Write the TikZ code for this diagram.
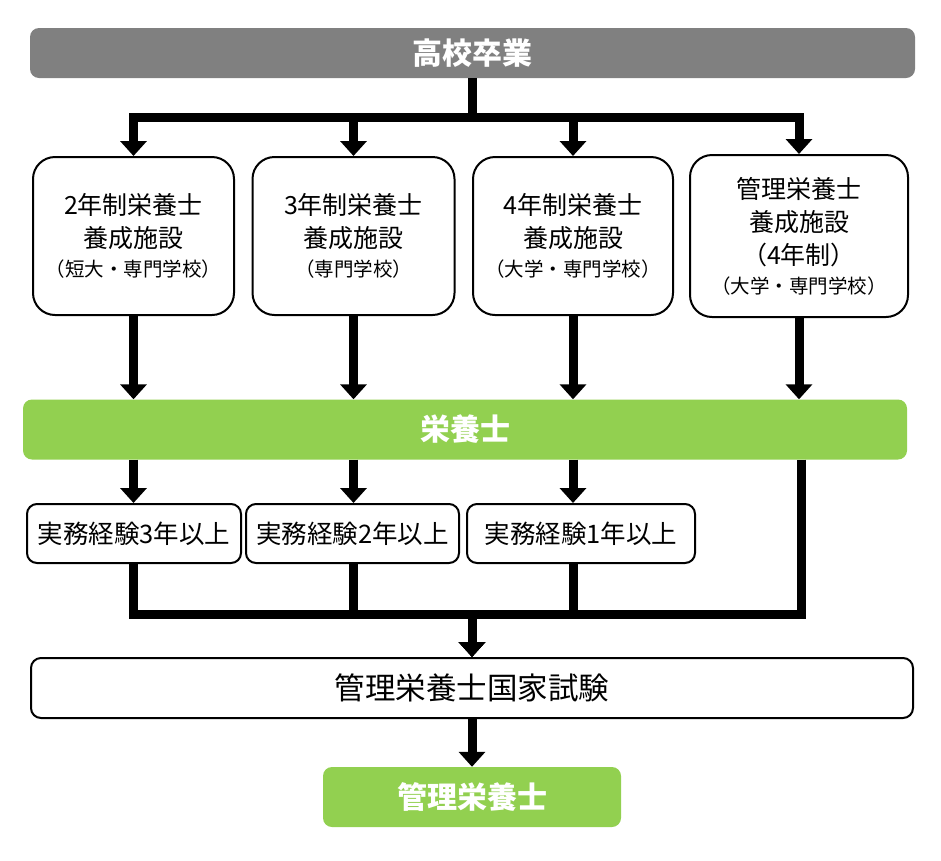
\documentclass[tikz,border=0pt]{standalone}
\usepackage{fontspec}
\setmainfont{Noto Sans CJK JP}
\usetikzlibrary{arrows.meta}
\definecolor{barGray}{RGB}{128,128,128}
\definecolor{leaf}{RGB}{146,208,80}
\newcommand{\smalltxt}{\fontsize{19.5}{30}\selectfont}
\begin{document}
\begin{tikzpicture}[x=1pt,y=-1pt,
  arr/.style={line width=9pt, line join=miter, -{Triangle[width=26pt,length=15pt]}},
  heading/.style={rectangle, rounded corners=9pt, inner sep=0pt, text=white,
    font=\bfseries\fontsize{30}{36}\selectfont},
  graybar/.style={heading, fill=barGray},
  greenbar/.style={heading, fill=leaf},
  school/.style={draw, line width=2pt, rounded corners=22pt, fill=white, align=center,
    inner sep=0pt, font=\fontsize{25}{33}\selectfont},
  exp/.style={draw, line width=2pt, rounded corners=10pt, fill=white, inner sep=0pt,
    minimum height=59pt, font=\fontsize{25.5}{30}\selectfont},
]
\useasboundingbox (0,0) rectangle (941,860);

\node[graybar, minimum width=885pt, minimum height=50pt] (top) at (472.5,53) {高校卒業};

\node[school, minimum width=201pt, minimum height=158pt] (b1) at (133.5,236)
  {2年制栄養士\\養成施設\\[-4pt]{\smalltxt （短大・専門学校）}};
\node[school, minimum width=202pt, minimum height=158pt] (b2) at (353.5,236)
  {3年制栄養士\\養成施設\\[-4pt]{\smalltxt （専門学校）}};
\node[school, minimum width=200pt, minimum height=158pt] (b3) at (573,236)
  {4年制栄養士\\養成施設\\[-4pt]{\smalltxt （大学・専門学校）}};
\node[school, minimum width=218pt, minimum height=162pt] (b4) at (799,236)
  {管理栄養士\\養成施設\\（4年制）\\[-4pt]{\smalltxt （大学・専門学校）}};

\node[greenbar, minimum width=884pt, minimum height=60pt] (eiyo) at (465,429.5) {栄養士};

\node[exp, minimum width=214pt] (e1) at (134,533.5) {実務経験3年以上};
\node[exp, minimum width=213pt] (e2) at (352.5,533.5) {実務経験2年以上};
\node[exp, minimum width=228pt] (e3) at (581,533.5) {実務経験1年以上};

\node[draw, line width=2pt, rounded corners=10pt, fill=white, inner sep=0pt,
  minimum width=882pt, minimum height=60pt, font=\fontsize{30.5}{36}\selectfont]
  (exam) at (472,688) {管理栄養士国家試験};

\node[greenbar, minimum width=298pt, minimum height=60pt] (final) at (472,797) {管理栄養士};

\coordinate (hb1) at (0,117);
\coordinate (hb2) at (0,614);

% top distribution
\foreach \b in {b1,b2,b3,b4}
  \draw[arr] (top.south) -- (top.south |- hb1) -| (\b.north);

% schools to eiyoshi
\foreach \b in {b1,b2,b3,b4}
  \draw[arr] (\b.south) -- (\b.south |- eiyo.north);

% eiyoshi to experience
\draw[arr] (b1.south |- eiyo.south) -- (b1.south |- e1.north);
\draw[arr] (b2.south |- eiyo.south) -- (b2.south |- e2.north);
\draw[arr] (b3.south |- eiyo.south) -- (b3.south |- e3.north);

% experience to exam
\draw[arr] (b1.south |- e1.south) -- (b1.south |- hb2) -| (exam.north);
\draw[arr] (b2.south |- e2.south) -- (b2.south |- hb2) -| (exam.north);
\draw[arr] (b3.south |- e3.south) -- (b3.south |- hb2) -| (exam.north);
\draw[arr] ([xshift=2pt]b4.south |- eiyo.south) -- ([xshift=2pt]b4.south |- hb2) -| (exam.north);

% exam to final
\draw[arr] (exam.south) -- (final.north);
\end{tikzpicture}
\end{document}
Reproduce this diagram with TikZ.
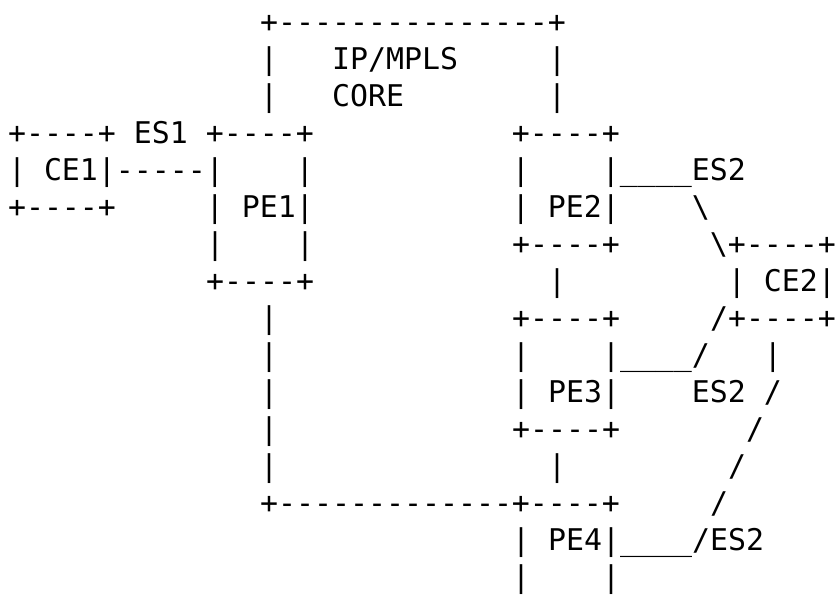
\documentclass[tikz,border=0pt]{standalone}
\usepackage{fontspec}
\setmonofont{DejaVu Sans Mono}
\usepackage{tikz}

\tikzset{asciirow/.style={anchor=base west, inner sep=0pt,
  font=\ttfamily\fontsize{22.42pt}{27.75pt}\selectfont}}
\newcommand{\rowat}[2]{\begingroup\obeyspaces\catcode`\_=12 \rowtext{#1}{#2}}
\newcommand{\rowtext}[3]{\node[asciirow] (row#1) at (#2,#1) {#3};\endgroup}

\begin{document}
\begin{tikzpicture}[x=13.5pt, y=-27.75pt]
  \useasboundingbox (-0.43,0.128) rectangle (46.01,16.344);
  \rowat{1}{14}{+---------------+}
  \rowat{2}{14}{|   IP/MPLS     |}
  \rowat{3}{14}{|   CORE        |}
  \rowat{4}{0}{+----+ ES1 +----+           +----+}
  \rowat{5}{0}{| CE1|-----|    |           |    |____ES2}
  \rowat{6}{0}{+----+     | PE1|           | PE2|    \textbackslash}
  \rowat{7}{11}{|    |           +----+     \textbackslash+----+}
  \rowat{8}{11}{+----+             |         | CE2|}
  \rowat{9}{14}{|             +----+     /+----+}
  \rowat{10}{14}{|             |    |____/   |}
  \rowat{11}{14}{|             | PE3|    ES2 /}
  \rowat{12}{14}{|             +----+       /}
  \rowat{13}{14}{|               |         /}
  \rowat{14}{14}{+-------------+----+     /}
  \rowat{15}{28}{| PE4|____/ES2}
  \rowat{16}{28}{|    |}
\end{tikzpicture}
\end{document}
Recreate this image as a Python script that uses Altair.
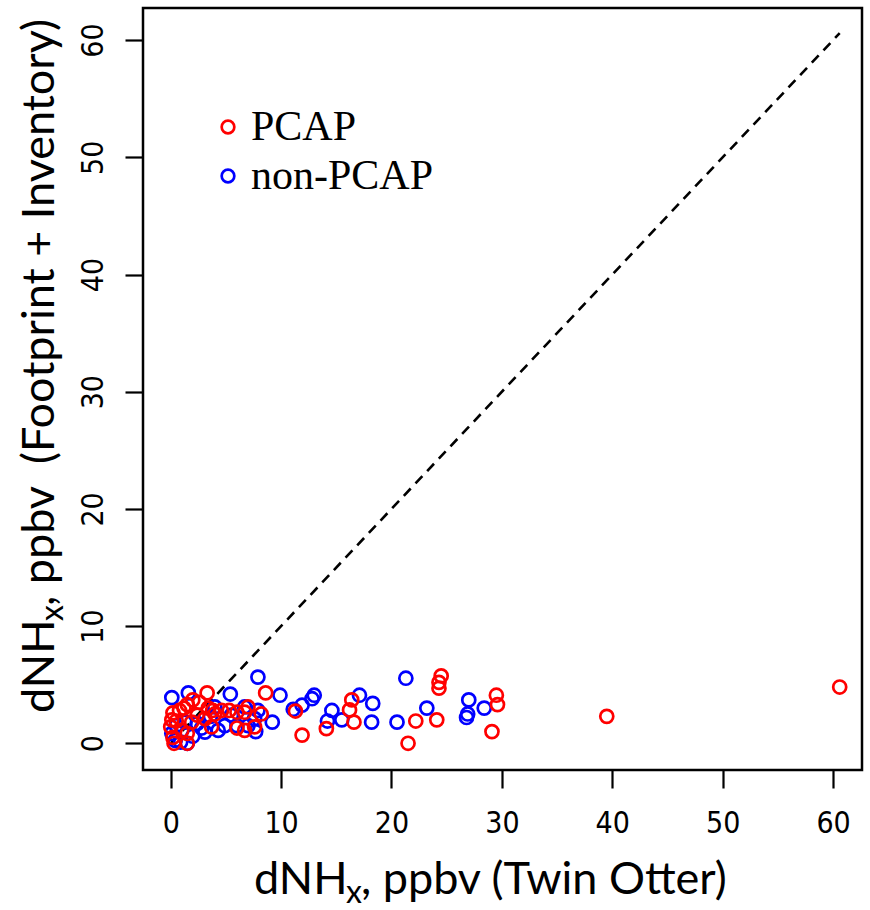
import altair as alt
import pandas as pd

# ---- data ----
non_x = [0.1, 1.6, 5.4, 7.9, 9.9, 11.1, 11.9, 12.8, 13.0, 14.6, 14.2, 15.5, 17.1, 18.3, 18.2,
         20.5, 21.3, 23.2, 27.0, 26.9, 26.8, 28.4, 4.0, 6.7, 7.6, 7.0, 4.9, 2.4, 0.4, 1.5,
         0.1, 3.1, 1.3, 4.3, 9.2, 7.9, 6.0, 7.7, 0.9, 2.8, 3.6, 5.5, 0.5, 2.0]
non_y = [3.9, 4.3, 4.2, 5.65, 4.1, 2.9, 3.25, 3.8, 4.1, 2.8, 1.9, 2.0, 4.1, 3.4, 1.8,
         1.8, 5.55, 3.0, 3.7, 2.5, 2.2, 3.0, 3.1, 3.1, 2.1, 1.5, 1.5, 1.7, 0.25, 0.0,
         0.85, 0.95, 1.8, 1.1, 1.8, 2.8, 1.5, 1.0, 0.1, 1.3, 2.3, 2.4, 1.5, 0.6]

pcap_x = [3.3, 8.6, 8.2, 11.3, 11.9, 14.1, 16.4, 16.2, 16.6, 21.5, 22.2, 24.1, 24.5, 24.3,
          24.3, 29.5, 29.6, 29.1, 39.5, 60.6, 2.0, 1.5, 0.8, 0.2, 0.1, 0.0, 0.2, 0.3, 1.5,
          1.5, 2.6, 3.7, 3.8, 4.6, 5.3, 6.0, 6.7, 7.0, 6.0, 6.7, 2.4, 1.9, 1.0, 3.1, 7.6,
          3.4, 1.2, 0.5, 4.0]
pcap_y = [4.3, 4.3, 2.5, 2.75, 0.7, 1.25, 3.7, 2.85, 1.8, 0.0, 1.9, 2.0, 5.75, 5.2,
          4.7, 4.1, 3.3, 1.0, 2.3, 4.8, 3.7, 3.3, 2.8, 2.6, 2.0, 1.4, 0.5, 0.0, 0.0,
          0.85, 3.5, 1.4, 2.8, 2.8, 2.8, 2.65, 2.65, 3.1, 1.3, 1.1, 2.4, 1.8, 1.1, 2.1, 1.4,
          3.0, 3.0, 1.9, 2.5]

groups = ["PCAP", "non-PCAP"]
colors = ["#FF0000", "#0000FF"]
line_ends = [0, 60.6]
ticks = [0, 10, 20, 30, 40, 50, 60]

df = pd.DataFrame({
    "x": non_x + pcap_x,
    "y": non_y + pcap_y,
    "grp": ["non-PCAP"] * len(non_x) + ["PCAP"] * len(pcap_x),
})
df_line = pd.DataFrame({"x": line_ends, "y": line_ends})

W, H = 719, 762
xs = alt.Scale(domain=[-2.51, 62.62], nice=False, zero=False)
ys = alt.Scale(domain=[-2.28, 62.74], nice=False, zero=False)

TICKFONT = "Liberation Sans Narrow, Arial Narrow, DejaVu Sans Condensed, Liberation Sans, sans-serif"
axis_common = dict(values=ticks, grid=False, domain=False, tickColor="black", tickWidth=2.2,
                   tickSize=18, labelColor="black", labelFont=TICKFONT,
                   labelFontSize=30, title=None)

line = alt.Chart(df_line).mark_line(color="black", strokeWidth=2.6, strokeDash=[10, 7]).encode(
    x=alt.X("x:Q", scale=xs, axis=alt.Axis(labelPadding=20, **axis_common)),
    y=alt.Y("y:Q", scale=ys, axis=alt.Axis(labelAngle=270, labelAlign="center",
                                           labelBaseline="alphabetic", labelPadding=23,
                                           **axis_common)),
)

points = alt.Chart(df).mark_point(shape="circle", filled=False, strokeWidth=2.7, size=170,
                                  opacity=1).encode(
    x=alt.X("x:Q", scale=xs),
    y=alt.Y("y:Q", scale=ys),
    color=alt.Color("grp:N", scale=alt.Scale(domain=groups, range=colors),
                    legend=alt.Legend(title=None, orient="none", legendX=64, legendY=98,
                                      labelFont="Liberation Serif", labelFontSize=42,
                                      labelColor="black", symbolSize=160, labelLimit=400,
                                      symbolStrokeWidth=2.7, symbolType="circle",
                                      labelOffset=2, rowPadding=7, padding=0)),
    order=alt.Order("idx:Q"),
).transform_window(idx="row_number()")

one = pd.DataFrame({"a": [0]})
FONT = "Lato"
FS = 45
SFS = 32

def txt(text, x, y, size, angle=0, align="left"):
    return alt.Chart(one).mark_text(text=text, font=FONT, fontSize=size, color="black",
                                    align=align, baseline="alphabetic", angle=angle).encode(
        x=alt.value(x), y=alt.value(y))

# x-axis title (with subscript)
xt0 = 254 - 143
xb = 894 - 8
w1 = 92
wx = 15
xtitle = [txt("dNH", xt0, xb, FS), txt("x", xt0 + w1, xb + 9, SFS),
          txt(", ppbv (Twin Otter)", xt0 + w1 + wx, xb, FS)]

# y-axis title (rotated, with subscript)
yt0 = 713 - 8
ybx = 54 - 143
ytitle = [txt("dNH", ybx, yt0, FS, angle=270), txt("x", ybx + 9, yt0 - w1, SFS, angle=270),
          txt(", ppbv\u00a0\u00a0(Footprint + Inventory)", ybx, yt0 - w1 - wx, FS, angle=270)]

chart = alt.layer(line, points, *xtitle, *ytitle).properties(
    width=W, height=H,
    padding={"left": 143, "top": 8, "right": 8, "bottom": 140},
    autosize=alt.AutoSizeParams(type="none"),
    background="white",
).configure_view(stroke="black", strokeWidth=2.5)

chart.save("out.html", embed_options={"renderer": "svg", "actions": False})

=== GOAL ===
Your task is to reproduce only the lines from the one with "Reproduce this diagram with TikZ." through the one with "import pandas as pd", keeping both ends. Skip every picture.

=== FULL OUTPUT ===
Reproduce this diagram with TikZ.
\documentclass[tikz,border=0pt]{standalone}
\usepackage{fontspec}
\setmonofont{DejaVu Sans Mono}
\usepackage{tikz}

\tikzset{asciirow/.style={anchor=base west, inner sep=0pt,
  font=\ttfamily\fontsize{22.42pt}{27.75pt}\selectfont}}
\newcommand{\rowat}[2]{\begingroup\obeyspaces\catcode`\_=12 \rowtext{#1}{#2}}
\newcommand{\rowtext}[3]{\node[asciirow] (row#1) at (#2,#1) {#3};\endgroup}

\begin{document}
\begin{tikzpicture}[x=13.5pt, y=-27.75pt]
  \useasboundingbox (-0.43,0.128) rectangle (46.01,16.344);
  \rowat{1}{14}{+---------------+}
  \rowat{2}{14}{|   IP/MPLS     |}
  \rowat{3}{14}{|   CORE        |}
  \rowat{4}{0}{+----+ ES1 +----+           +----+}
  \rowat{5}{0}{| CE1|-----|    |           |    |____ES2}
  \rowat{6}{0}{+----+     | PE1|           | PE2|    \textbackslash}
  \rowat{7}{11}{|    |           +----+     \textbackslash+----+}
  \rowat{8}{11}{+----+             |         | CE2|}
  \rowat{9}{14}{|             +----+     /+----+}
  \rowat{10}{14}{|             |    |____/   |}
  \rowat{11}{14}{|             | PE3|    ES2 /}
  \rowat{12}{14}{|             +----+       /}
  \rowat{13}{14}{|               |         /}
  \rowat{14}{14}{+-------------+----+     /}
  \rowat{15}{28}{| PE4|____/ES2}
  \rowat{16}{28}{|    |}
\end{tikzpicture}
\end{document}
Recreate this image as a Python script that uses Altair.
import altair as alt
import pandas as pd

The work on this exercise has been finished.